物件の撮影やホームページの物件案内などにこれまで培ってきたスキルも活かしつつ、開業して3年。「しまなみのふどうさん」は、地域と移住者をつなぐ存在としても認知され始めています。

編集業をしながら、不動産契約に関するアシスタントとしても裕人さんをサポートする結花さん。

島々にある物件を掲載する「しまなみのふどうさん」のウェブサイトトップページ。

都市部にアクセスしやすく、ワークライフバランスが叶う環境も、しまなみエリアが人気の理由

しまなみ海道の中央に位置する、大三島に移住者が増えている理由を、単に島暮らしに魅力を感じたからだけでなく、移住しやすさもあるのではと話す裕人さん。「移住してきた人が口々に言うんですが、しまなみ海道沿いの島は、どこに行くのにも便利なんです。このあたりは中四国全体で見るとちょうど真ん中ですし、広島側まで橋がかかっているので、新幹線の駅や広島空港もすぐそこ。リモートワークが多くなったことをきっかけに移住する人が増えているんですが、完全リモートワークではない以上、本社に行くこともあると思うんです。東京や大阪に行くのにも不便がないというのは、移住のハードルをずいぶん下げると思います」。

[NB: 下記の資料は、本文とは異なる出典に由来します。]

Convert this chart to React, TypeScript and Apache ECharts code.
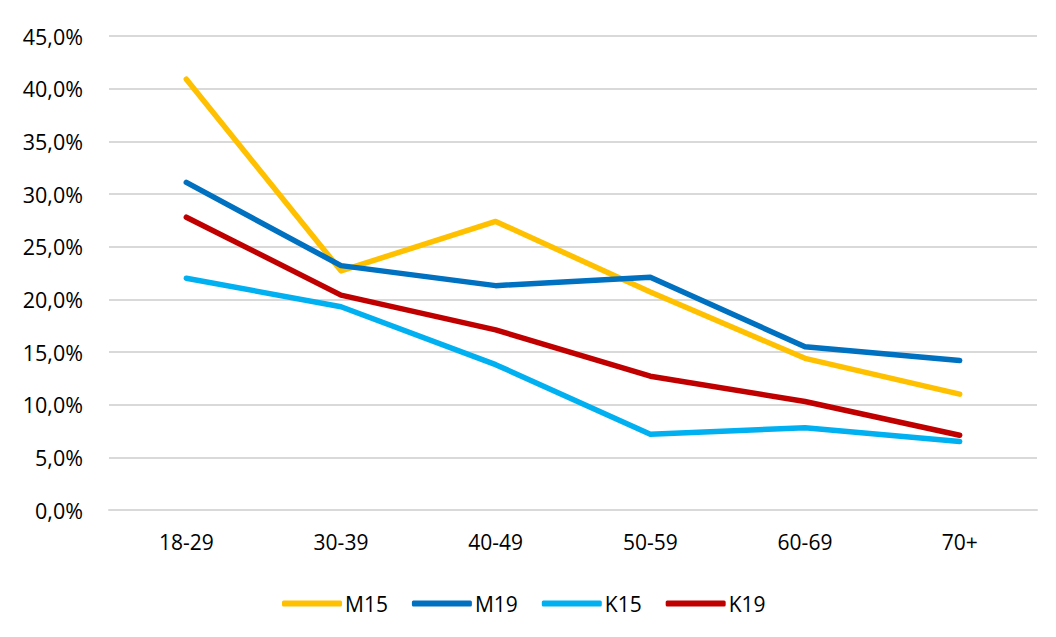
import React, { useEffect, useRef } from "react";
import * as echarts from "echarts";

const categories = ["18-29", "30-39", "40-49", "50-59", "60-69", "70+"];
const m15 = [40.9, 22.7, 27.4, 20.7, 14.4, 11.0];
const m19 = [31.1, 23.2, 21.3, 22.1, 15.5, 14.2];
const k15 = [22.0, 19.3, 13.8, 7.2, 7.8, 6.5];
const k19 = [27.8, 20.4, 17.1, 12.7, 10.3, 7.1];
const seriesNames = ["M15", "M19", "K15", "K19"];
const colors = ["#FFC000", "#0070C0", "#00B0F0", "#C00000"];

export default function App() {
  const ref = useRef<HTMLDivElement>(null);
  useEffect(() => {
    if (!ref.current) return;
    const chart = echarts.init(ref.current, null, { renderer: "svg" });
    const font = "Open Sans";
    const data = [m15, m19, k15, k19];
    chart.setOption({
      animation: false,
      textStyle: { fontFamily: font },
      grid: { left: 109, right: 19, top: 36, bottom: 127, containLabel: false },
      legend: {
        bottom: 18,
        left: 277,
        itemWidth: 60,
        itemHeight: 6,
        itemGap: 24,
        icon: "roundRect",
        textStyle: { fontSize: 21, color: "#000", fontFamily: font, padding: [0, 0, 0, -2] },
        data: seriesNames,
      },
      xAxis: {
        type: "category",
        data: categories,
        boundaryGap: true,
        axisLine: { lineStyle: { color: "#d9d9d9", width: 2 } },
        axisTick: { show: false },
        axisLabel: { fontSize: 21, color: "#000", margin: 21, fontFamily: font },
      },
      yAxis: {
        type: "value",
        min: 0,
        max: 45,
        interval: 5,
        axisLine: { show: false },
        axisTick: { show: false },
        splitLine: { lineStyle: { color: "#d9d9d9", width: 2 } },
        axisLabel: {
          fontSize: 21.5,
          color: "#000",
          margin: 26,
          fontFamily: font,
          formatter: (v: number) => v.toFixed(1).replace(".", ",") + "%",
        },
      },
      series: seriesNames.map((name, i) => ({
        name,
        type: "line",
        data: data[i],
        symbol: "none",
        color: colors[i],
        lineStyle: { width: 5.5, color: colors[i], cap: "round", join: "round" },
        itemStyle: { color: colors[i] },
      })),
    });
    return () => chart.dispose();
  }, []);
  return <div ref={ref} style={{ width: 1056, height: 637, position: "absolute", left: 0, top: 0 }} />;
}
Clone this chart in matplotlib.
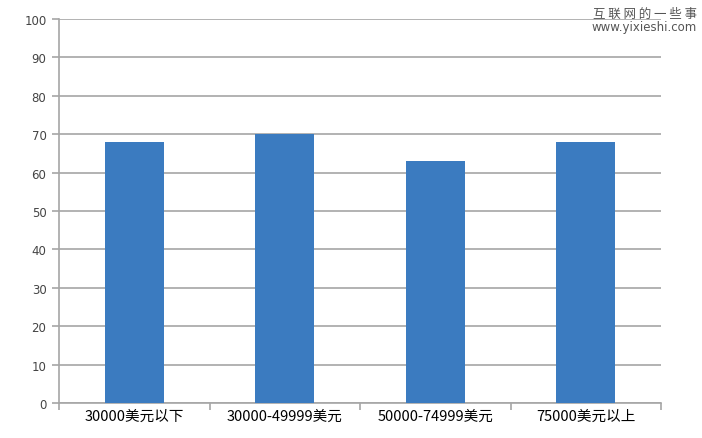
import matplotlib
matplotlib.use("Agg")
import matplotlib.pyplot as plt
import numpy as np

plt.rcParams['font.family'] = ['Noto Sans CJK SC', 'DejaVu Sans']

categories = ["30000美元以下", "30000-49999美元", "50000-74999美元", "75000美元以上"]
values = [68, 70, 63, 68]
yticks = [0, 10, 20, 30, 40, 50, 60, 70, 80, 90, 100]

fig = plt.figure(figsize=(7.02, 4.39), dpi=100)
ax = fig.add_axes([59/702, 35/439, 602/702, 384/439])
ax.set_axisbelow(True)

x = np.arange(len(categories))
ax.bar(x, values, width=0.39, color="#3b7bc0", zorder=3)

ax.set_xlim(-0.5, len(categories) - 0.5)
ax.set_ylim(0, 100)
ax.set_yticks(yticks)
ax.set_yticklabels([str(v) for v in yticks], fontsize=8.5, color="#444444", family=['DejaVu Sans'])
ax.yaxis.grid(True, color="#a6a6a6", linewidth=1.2)
ax.set_xticks(x)
ax.set_xticklabels(categories, fontsize=10.5, color="black")
ax.tick_params(axis='x', length=0, pad=4)
ax.set_xticks(np.arange(-0.5, len(categories), 1), minor=True)
ax.tick_params(axis='x', which='minor', length=5, color="#a6a6a6", width=1.2)
ax.tick_params(axis='y', length=5, color="#a6a6a6", width=1.2, pad=4)

for s in ['top', 'right']:
    ax.spines[s].set_visible(False)
for s in ['left', 'bottom']:
    ax.spines[s].set_color("#a6a6a6")
    ax.spines[s].set_linewidth(1.2)

fig.text(697/702, 1 - 14/439, "互 联 网 的 一 些 事", ha='right', va='center', fontsize=9, color="#555555")
fig.text(697/702, 1 - 28/439, "www.yixieshi.com", ha='right', va='center', fontsize=8.5, color="#555555",
         family=['DejaVu Sans'])

fig.savefig("out.png", dpi=100)
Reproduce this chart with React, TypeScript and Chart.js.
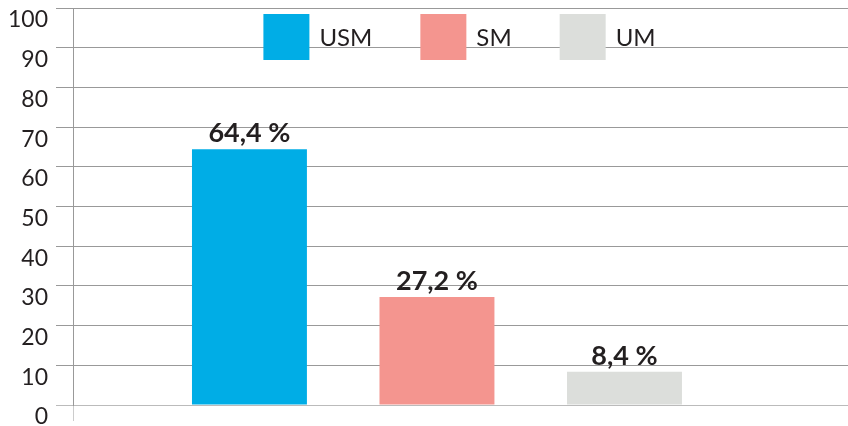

「しまなみのふどうさん」を訪ねてくる移住希望者の中には、リモートワークを中心として今までの会社に勤務し続ける人もいれば、野本さんご夫妻と同じように新たに事業を立ち上げたいという人や、移住後に仕事を見つけたいという人もいらっしゃるそう。「どこも人手が足りないから、誰かいい人がいないかと島の人たちからけっこう言われます。どうしてもこれがやりたい、ということでなければ、移住先にも仕事はあると思いますよ」。「この島でなんかやろう、という人が僕らを訪ねてくれることって多いんです。せっかくなので地域の情報もしっかり届けられればと思います」。

最後に、お二人が考える島暮らしのデメリットは?とお聞きしたところ、顔を見合わせ「都会の人が想像しているほど不便で仕方がないということはないですね。このあたりにないものでも今治市街に出れば揃いますし、インターネット通販も次の日に届きますから(笑)」と頷き合うお二人。「都会にいる時には二人とも飲み歩くのが好きだったので、飲み屋がないのがちょっと寂しいですが、その分、家族ぐるみで仲良くしているご家族と家飲みすることも増えましたね。先日もワールドカップを一緒に見ながら飲んでいました。僕らの場合は子どもが生まれてから働き方も変わったので、子どもが帰ってきて宿題を終える頃には仕事も終わっている今に満足しているんですよ」。島へ移住したことで、自分たちらしい働き方と暮らし方に行き着いたお二人の終始リラックスした様子に憧れる移住希望者も多そうです。

仕事中心だった記者時代と比べて、家族の時間がずいぶん増えたと笑うお二人。

たまに「錆びているの?」と聞かれることもあるという、シャビーシックな看板が目印。